### Aim of the task
Your task is to reproduce, verbatim and without pictures, the lines from the opening of the listing through the line containing "const toPoints = (ys)".
## begin Data provided
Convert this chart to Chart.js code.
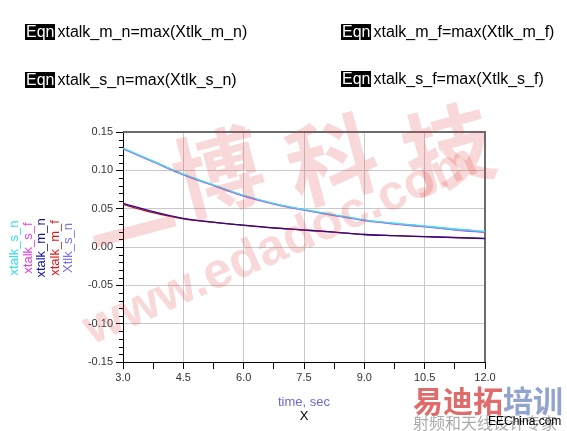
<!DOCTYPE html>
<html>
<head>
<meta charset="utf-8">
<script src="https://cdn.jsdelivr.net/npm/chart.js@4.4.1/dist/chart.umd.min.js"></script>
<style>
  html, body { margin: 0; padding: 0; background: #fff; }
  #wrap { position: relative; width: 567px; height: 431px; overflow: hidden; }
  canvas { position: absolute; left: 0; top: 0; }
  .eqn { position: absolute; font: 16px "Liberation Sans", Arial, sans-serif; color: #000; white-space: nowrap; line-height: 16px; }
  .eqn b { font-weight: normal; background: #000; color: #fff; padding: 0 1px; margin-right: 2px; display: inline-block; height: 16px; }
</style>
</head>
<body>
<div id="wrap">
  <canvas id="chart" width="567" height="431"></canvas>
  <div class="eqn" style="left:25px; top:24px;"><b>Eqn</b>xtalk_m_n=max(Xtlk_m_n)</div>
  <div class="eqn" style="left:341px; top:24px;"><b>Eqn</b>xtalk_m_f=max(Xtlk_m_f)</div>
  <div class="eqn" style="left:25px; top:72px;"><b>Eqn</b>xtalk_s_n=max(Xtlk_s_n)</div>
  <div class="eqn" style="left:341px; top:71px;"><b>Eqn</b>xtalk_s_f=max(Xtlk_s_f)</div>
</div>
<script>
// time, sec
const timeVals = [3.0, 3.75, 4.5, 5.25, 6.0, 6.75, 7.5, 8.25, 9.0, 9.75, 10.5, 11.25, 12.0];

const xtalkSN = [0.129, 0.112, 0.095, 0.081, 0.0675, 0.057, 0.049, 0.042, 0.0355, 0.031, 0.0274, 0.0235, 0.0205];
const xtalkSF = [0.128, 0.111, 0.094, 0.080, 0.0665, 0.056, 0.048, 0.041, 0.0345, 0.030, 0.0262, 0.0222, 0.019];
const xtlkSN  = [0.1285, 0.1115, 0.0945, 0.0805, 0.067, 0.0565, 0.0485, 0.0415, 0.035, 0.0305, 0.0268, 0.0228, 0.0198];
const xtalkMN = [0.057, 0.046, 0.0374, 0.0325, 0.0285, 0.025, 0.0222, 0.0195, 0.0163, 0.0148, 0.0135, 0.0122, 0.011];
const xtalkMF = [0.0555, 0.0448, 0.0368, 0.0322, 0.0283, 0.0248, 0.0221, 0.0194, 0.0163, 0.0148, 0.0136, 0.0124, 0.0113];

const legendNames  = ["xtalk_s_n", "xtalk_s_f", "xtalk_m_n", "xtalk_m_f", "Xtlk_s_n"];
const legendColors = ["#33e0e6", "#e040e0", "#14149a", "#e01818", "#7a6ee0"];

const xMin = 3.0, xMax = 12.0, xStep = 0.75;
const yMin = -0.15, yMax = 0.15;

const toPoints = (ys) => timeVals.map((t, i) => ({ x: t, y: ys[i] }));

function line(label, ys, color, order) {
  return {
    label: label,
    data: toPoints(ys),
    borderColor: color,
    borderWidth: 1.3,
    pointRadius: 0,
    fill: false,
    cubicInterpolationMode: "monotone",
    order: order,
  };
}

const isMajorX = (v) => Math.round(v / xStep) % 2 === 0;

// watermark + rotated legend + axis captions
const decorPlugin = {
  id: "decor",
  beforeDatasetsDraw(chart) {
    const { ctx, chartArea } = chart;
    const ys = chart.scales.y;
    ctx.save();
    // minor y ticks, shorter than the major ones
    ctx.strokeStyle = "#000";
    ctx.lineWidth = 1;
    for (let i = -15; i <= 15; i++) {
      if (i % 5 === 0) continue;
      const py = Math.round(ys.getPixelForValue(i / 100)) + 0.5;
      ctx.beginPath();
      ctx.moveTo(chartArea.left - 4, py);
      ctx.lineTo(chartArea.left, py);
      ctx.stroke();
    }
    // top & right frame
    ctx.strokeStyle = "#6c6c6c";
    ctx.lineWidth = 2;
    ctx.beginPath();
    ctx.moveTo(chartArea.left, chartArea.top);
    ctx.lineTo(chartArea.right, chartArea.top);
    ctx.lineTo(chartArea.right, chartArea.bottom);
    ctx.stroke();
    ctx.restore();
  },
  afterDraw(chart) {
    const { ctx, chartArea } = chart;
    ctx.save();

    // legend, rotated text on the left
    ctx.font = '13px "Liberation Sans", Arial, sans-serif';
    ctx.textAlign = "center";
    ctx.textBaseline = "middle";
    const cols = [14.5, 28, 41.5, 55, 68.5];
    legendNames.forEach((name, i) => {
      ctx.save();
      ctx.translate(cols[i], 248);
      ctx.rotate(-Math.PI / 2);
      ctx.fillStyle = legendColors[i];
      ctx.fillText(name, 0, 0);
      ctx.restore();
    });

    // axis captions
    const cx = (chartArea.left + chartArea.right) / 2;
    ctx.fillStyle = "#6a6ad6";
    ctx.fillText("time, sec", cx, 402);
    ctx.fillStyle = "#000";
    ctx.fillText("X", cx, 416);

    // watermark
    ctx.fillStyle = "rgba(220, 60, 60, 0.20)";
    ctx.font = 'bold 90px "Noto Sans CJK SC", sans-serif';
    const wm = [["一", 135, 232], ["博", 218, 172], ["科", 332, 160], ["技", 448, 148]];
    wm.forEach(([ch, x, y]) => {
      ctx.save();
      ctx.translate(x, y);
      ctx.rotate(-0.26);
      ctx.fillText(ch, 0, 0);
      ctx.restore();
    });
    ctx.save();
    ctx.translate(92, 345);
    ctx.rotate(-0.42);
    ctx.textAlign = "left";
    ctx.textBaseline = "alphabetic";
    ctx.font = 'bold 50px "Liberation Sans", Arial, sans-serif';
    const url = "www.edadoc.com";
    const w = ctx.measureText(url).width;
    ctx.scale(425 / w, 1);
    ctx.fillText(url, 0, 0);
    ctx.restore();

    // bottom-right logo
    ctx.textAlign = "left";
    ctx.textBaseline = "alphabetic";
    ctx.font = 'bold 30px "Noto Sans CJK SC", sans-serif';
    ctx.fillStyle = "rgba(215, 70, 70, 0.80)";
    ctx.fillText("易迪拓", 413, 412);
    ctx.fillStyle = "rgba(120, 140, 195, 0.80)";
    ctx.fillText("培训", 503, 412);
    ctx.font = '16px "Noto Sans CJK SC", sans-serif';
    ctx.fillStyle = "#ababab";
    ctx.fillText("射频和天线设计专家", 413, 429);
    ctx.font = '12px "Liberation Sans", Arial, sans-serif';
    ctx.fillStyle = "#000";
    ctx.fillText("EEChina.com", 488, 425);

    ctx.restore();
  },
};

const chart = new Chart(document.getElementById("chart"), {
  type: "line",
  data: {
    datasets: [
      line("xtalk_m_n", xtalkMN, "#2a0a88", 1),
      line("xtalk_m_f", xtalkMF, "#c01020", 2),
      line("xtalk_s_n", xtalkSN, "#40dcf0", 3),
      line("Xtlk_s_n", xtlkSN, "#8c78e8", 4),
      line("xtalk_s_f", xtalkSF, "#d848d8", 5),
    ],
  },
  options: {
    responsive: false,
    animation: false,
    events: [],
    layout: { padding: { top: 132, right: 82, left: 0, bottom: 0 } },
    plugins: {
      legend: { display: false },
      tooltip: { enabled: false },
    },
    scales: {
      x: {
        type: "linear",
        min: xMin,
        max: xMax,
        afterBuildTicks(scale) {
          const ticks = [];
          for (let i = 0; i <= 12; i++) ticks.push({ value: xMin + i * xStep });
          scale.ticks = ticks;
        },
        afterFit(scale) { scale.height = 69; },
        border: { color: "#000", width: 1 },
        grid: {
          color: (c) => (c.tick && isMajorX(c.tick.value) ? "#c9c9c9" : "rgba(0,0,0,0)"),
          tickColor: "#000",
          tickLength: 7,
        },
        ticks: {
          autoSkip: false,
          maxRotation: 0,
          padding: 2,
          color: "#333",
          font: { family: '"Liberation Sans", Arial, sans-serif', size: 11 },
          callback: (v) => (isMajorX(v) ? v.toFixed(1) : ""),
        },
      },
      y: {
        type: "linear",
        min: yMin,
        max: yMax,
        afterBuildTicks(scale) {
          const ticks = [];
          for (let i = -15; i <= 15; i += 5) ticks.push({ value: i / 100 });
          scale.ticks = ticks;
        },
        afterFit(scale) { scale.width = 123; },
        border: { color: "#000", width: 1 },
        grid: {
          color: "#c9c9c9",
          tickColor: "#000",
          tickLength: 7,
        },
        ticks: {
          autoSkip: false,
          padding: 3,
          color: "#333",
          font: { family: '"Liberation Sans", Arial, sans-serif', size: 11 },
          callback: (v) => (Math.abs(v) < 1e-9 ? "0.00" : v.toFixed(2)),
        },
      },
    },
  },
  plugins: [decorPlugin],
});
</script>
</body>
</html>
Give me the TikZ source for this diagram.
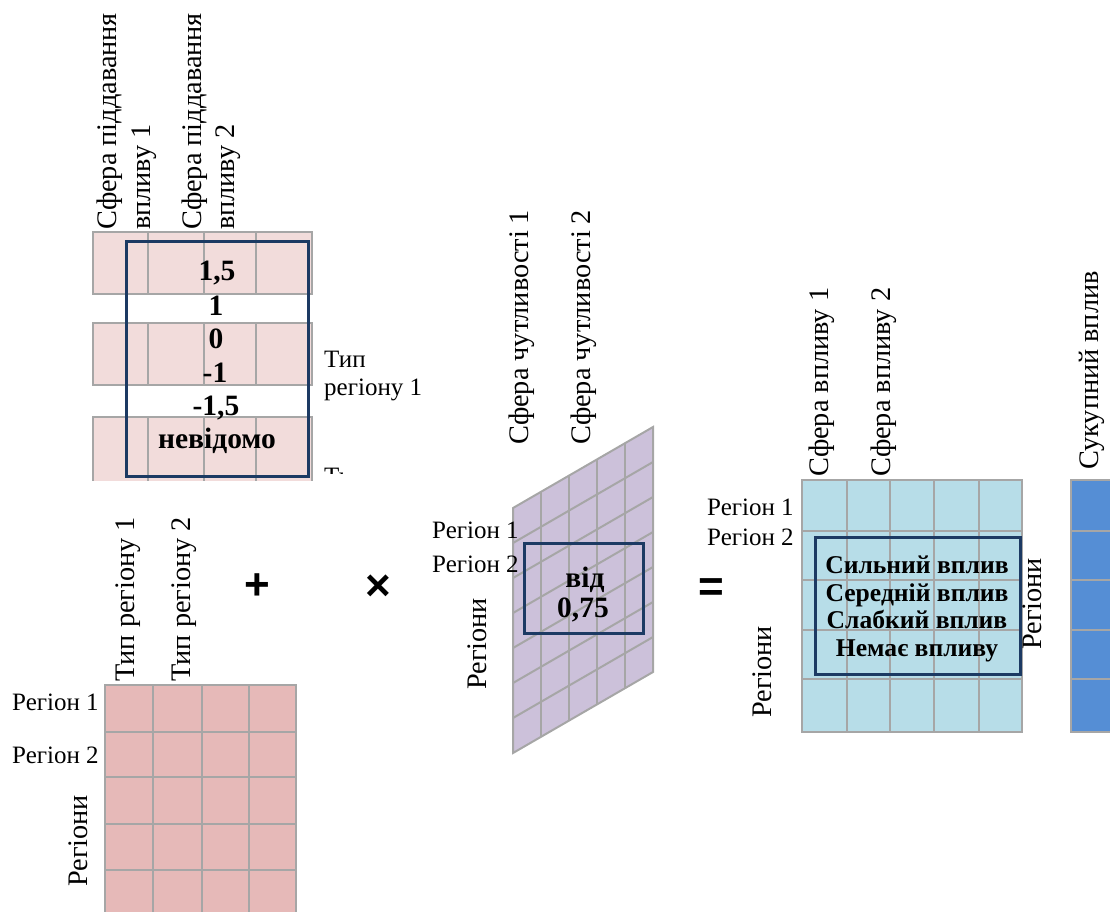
## end Data provided
### Exercise answer
Convert this chart to Chart.js code.
<!DOCTYPE html>
<html>
<head>
<meta charset="utf-8">
<script src="https://cdn.jsdelivr.net/npm/chart.js@4.4.1/dist/chart.umd.min.js"></script>
<style>
  html, body { margin: 0; padding: 0; background: #fff; }
  #wrap { position: relative; width: 567px; height: 431px; overflow: hidden; }
  canvas { position: absolute; left: 0; top: 0; }
  .eqn { position: absolute; font: 16px "Liberation Sans", Arial, sans-serif; color: #000; white-space: nowrap; line-height: 16px; }
  .eqn b { font-weight: normal; background: #000; color: #fff; padding: 0 1px; margin-right: 2px; display: inline-block; height: 16px; }
</style>
</head>
<body>
<div id="wrap">
  <canvas id="chart" width="567" height="431"></canvas>
  <div class="eqn" style="left:25px; top:24px;"><b>Eqn</b>xtalk_m_n=max(Xtlk_m_n)</div>
  <div class="eqn" style="left:341px; top:24px;"><b>Eqn</b>xtalk_m_f=max(Xtlk_m_f)</div>
  <div class="eqn" style="left:25px; top:72px;"><b>Eqn</b>xtalk_s_n=max(Xtlk_s_n)</div>
  <div class="eqn" style="left:341px; top:71px;"><b>Eqn</b>xtalk_s_f=max(Xtlk_s_f)</div>
</div>
<script>
// time, sec
const timeVals = [3.0, 3.75, 4.5, 5.25, 6.0, 6.75, 7.5, 8.25, 9.0, 9.75, 10.5, 11.25, 12.0];

const xtalkSN = [0.129, 0.112, 0.095, 0.081, 0.0675, 0.057, 0.049, 0.042, 0.0355, 0.031, 0.0274, 0.0235, 0.0205];
const xtalkSF = [0.128, 0.111, 0.094, 0.080, 0.0665, 0.056, 0.048, 0.041, 0.0345, 0.030, 0.0262, 0.0222, 0.019];
const xtlkSN  = [0.1285, 0.1115, 0.0945, 0.0805, 0.067, 0.0565, 0.0485, 0.0415, 0.035, 0.0305, 0.0268, 0.0228, 0.0198];
const xtalkMN = [0.057, 0.046, 0.0374, 0.0325, 0.0285, 0.025, 0.0222, 0.0195, 0.0163, 0.0148, 0.0135, 0.0122, 0.011];
const xtalkMF = [0.0555, 0.0448, 0.0368, 0.0322, 0.0283, 0.0248, 0.0221, 0.0194, 0.0163, 0.0148, 0.0136, 0.0124, 0.0113];

const legendNames  = ["xtalk_s_n", "xtalk_s_f", "xtalk_m_n", "xtalk_m_f", "Xtlk_s_n"];
const legendColors = ["#33e0e6", "#e040e0", "#14149a", "#e01818", "#7a6ee0"];

const xMin = 3.0, xMax = 12.0, xStep = 0.75;
const yMin = -0.15, yMax = 0.15;

const toPoints = (ys) => timeVals.map((t, i) => ({ x: t, y: ys[i] }));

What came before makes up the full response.